What is the role of the adoption panel?
The adoption panel members are there to recommend an outcome; they do not have the power to sanction the final approval. That power instead, rests with the head of children’s services at the Local Authority. Whilst the decision maker will usually follow the recommendation of the panel, they can choose not to. This however, is very rare.
What happens at adoption panel?
The panel usually meet on a certain day of the week, or every two weeks. Throughout the day they will oversee several panel hearings.
Prior to arriving you will be given a time slot. Our panel was running quite late, so be prepared to wait.
It is likely you will be invited to a waiting room, and your social worker will also be there, so you will have an opportunity to discuss any concerns with them.
Before you are invited into panel, your social worker will be asked to go in, and the panel will briefly discuss your home study with them.
The length of this section is likely to depend on the complexities of your home study. If there were a number of intricate points that were discussed during your home study, it could be that this meeting will last a little longer. For example if your family tree is large and complicated – it may have been that the social worker spent some time going over this with you. Or, if you have suffered from a serious illness, and this was explored, it may be that this is discussed at panel with your social worker as well.
Rest assured that these discussion points should not be cause for concern. If you are at panel, then your social worker will have the confidence that you will be approved, and so they will be well prepared in answering any question the adoption panel have.
Once your social worker has completed their bit, they will either be asked to leave briefly, before you are invited in, or you will be invited to join straight away.
You will be introduced to each member of the panel, and they will explain that they want to ask questions.

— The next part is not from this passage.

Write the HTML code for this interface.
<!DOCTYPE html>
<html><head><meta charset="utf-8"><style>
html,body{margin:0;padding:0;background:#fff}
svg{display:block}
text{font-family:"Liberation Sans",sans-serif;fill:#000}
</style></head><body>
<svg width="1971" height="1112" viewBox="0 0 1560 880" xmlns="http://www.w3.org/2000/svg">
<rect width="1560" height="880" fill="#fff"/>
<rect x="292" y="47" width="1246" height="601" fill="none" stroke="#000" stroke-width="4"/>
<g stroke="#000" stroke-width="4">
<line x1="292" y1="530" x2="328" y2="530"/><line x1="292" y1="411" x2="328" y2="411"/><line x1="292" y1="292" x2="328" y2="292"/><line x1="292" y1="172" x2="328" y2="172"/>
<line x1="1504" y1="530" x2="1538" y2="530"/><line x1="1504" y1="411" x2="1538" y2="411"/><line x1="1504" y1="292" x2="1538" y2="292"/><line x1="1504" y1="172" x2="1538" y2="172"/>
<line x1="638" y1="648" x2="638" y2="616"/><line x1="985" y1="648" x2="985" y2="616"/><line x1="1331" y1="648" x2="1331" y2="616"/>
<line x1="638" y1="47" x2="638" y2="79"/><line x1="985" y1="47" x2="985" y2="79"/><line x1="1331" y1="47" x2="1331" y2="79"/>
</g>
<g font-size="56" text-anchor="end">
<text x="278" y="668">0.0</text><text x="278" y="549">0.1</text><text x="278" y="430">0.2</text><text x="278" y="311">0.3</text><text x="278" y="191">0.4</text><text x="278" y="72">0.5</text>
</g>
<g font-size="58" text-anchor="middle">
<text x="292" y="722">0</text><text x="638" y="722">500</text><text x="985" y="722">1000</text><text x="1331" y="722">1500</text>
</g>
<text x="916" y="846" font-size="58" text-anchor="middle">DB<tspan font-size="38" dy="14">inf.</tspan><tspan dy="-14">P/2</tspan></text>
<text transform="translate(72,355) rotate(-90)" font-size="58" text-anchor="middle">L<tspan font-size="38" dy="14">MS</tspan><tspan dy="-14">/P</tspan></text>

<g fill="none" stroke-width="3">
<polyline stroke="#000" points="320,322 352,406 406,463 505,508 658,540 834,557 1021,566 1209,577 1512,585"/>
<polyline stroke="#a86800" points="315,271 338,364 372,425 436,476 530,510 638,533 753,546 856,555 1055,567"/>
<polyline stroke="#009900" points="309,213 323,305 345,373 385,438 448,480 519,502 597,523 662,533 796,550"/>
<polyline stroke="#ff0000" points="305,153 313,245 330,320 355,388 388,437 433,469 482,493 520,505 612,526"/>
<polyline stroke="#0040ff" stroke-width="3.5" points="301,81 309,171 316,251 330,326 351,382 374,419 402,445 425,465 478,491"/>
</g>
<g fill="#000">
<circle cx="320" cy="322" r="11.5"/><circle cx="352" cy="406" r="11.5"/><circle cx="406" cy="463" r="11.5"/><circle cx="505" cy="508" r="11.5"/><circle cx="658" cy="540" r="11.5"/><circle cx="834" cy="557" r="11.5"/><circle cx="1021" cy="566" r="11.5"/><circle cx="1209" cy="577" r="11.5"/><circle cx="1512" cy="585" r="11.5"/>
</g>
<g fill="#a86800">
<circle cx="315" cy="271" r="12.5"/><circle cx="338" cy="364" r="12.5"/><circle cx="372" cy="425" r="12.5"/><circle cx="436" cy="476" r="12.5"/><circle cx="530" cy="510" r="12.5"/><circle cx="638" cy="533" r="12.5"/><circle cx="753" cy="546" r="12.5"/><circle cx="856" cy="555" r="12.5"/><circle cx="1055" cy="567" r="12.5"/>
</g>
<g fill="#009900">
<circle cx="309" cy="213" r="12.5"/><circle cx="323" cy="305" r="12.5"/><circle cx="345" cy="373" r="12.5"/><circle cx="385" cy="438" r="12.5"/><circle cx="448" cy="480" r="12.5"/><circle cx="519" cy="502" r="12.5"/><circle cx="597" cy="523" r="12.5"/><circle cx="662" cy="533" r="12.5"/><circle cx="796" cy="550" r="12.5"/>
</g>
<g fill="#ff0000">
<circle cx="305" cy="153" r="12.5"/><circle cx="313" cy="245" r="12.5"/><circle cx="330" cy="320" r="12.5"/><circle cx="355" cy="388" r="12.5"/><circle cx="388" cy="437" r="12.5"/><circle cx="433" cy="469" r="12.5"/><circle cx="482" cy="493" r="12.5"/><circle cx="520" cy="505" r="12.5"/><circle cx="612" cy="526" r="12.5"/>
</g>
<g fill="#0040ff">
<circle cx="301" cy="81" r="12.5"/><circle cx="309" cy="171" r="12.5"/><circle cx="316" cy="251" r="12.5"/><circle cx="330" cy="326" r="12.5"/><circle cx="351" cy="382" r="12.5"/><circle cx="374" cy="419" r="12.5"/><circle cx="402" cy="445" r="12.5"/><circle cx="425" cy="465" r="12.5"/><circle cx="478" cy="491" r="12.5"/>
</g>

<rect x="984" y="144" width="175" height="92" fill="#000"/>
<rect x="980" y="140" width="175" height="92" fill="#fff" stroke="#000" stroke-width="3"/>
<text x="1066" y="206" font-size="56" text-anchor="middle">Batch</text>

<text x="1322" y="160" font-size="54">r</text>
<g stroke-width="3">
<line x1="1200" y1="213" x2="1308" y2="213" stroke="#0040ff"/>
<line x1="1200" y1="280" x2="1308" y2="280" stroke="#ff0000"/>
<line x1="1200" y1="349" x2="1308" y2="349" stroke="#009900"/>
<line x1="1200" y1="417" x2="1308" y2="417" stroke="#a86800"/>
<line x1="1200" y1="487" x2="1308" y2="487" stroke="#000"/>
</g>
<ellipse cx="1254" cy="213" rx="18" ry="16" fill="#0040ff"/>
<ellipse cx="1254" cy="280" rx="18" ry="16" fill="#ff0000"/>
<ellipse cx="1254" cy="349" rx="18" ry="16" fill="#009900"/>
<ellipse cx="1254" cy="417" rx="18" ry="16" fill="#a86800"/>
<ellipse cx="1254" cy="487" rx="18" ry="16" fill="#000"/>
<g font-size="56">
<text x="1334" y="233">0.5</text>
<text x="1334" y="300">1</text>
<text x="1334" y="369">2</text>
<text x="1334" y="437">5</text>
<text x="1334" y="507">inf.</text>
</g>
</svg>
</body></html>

What questions will the adoption panel ask?
Panel are likely to ask about three or four questions. They are not designed to catch you out; they really just want to hear the answers from the horse’s mouth.
Again, I cannot tell you what questions will be asked of you, but you can anticipate what they might be.

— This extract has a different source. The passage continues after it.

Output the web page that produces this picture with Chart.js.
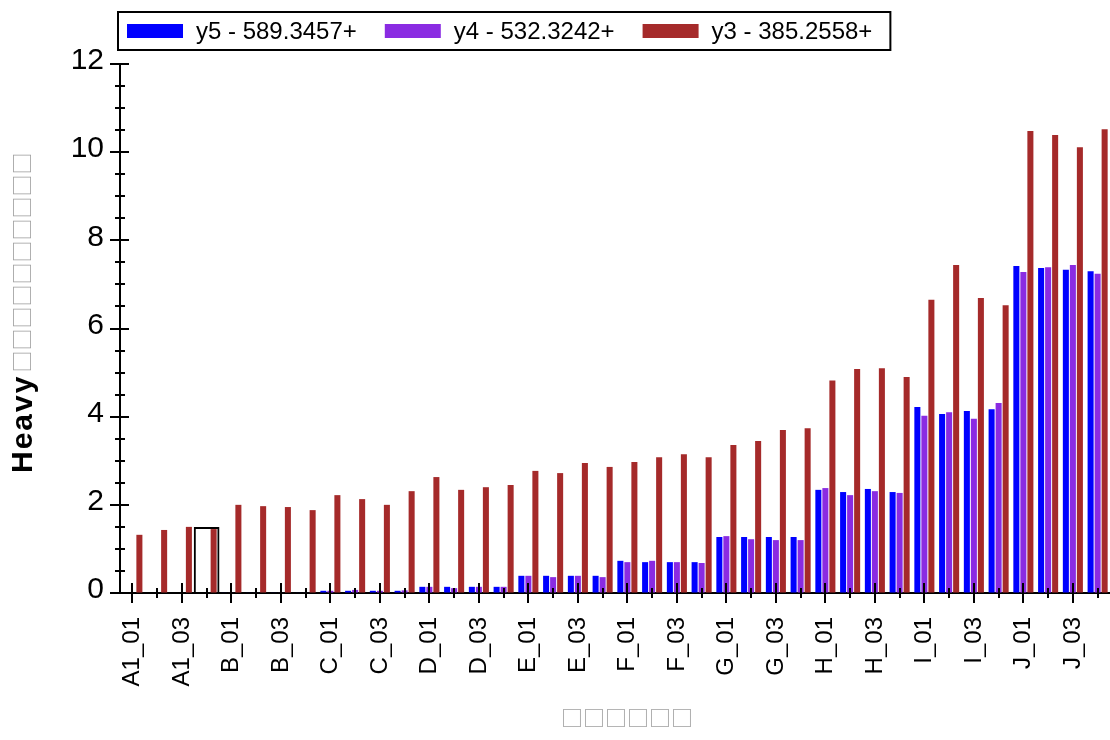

Following what I mentioned above, the questions are likely to be based around certain areas of your home study, and your specific situation.
For our adoption panel, for example, we were asked about me as the primary carer, being the stay at home dad, and what I had done to prepare. Another question was about how my wife would feel with not being the primary carer. The third question was about some of our family, as that was quite pertinent to our home study.

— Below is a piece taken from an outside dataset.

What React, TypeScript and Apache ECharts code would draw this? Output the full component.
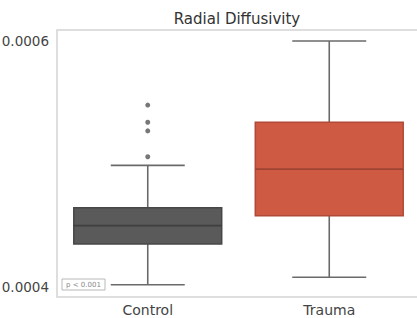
import React, { useEffect, useRef } from "react";
import * as echarts from "echarts";

const categories = ["Control", "Trauma"];
// [min, Q1, median, Q3, max]
const boxStats = [
  [0.000402, 0.000435, 0.00045, 0.0004645, 0.000499],
  [0.000408, 0.000458, 0.000496, 0.000534, 0.0006],
];
const controlOutliers = [0.000548, 0.000534, 0.000527, 0.000506];
const yTicks = [0.0004, 0.0006];
const titleText = "Radial Diffusivity";
const noteText = "p < 0.001";

const fills = ["#5a5a5a", "#cf5a43"];
const edges = ["#474747", "#b04a38"];

export default function App() {
  const ref = useRef<HTMLDivElement>(null);
  useEffect(() => {
    if (!ref.current) return;
    const chart = echarts.init(ref.current, undefined, { renderer: "svg" });
    const boxData = boxStats.map((s, i) => [i, ...s]);
    const outlierData = controlOutliers.map((v) => [0, v]);
    chart.setOption({
      animation: false,
      textStyle: { fontFamily: "DejaVu Sans" },
      grid: {
        left: 57,
        top: 30,
        bottom: 21,
        width: 363,
        containLabel: false,
        outerBoundsMode: "none",
        show: true,
        borderColor: "#d4d4d4",
        borderWidth: 1.5,
        backgroundColor: "#ffffff",
      },
      xAxis: {
        type: "category",
        data: categories,
        axisLine: { show: false },
        axisTick: { show: false },
        axisLabel: { fontSize: 14, color: "#444", margin: 6, fontFamily: "DejaVu Sans" },
      },
      yAxis: {
        type: "value",
        min: 0.000392,
        max: 0.000609,
        splitLine: { show: false },
        axisLine: { show: false },
        axisTick: { show: false },
        axisLabel: {
          fontSize: 13.5,
          color: "#444",
          margin: 8,
          fontFamily: "DejaVu Sans",
          customValues: yTicks,
          formatter: (v: number) => v.toFixed(4),
        },
      },
      graphic: [
        {
          type: "text",
          x: 237,
          y: 19,
          style: {
            text: titleText,
            align: "center",
            verticalAlign: "middle",
            fontSize: 15,
            fontFamily: "DejaVu Sans",
            fill: "#333",
          },
        },
        {
          type: "rect",
          shape: { x: 62, y: 279, width: 43, height: 11 },
          style: { fill: "#fff", stroke: "#b8b8b8", lineWidth: 1 },
        },
        {
          type: "text",
          x: 83.5,
          y: 284.5,
          style: {
            text: noteText,
            align: "center",
            verticalAlign: "middle",
            fontSize: 7,
            fontFamily: "DejaVu Sans",
            fill: "#888",
          },
        },
      ],
      series: [
        {
          type: "custom",
          data: boxData,
          encode: { x: 0, y: [1, 2, 3, 4, 5] },
          renderItem: (params: any, api: any) => {
            const ci = api.value(0);
            const band = api.size([1, 0])[0];
            const w = band * 0.815;
            const capW = w / 2;
            const pMin = api.coord([ci, api.value(1)]);
            const pQ1 = api.coord([ci, api.value(2)]);
            const pMed = api.coord([ci, api.value(3)]);
            const pQ3 = api.coord([ci, api.value(4)]);
            const pMax = api.coord([ci, api.value(5)]);
            const cx = pMed[0];
            const lineStyle = { stroke: "#6a6a6a", lineWidth: 1.6 };
            return {
              type: "group",
              children: [
                { type: "line", shape: { x1: cx, y1: pQ1[1], x2: cx, y2: pMin[1] }, style: lineStyle },
                { type: "line", shape: { x1: cx, y1: pQ3[1], x2: cx, y2: pMax[1] }, style: lineStyle },
                { type: "line", shape: { x1: cx - capW / 2, y1: pMin[1], x2: cx + capW / 2, y2: pMin[1] }, style: lineStyle },
                { type: "line", shape: { x1: cx - capW / 2, y1: pMax[1], x2: cx + capW / 2, y2: pMax[1] }, style: lineStyle },
                {
                  type: "rect",
                  shape: { x: cx - w / 2, y: pQ3[1], width: w, height: pQ1[1] - pQ3[1] },
                  style: { fill: fills[ci], stroke: edges[ci], lineWidth: 1.5 },
                },
                {
                  type: "line",
                  shape: { x1: cx - w / 2, y1: pMed[1], x2: cx + w / 2, y2: pMed[1] },
                  style: { stroke: ci === 0 ? "#3f3f3f" : "#9e4334", lineWidth: 1.8 },
                },
              ],
            };
          },
        },
        {
          type: "scatter",
          data: outlierData,
          symbol: "circle",
          symbolSize: 5,
          itemStyle: { color: "#555" },
        },
      ],
    });
    return () => chart.dispose();
  }, []);
  return (
    <div
      ref={ref}
      style={{ position: "absolute", left: 0, top: 0, width: 417, height: 318 }}
    />
  );
}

If you are concerned, ask your social worker – as they will be well versed on what to expect.
Whatever is asked of you though, be honest. They are not trick questions, and there will not be right or wrong answers.
When do we know if we have been approved?
It used to be that you would have to wait something like two or three working days, but now the panel decision is instant.
After you have been asked to leave the session, you will be advised to wait whilst panel discuss your case. We were waiting for around 10 minutes before the panel chairman came out and talked to us.
Overall the process may take about an hour, longer if there are delays, and it may depend on what needs to be discussed. The adoption panel should be sympathetic to your situation, and not drag out the process any more than they need to.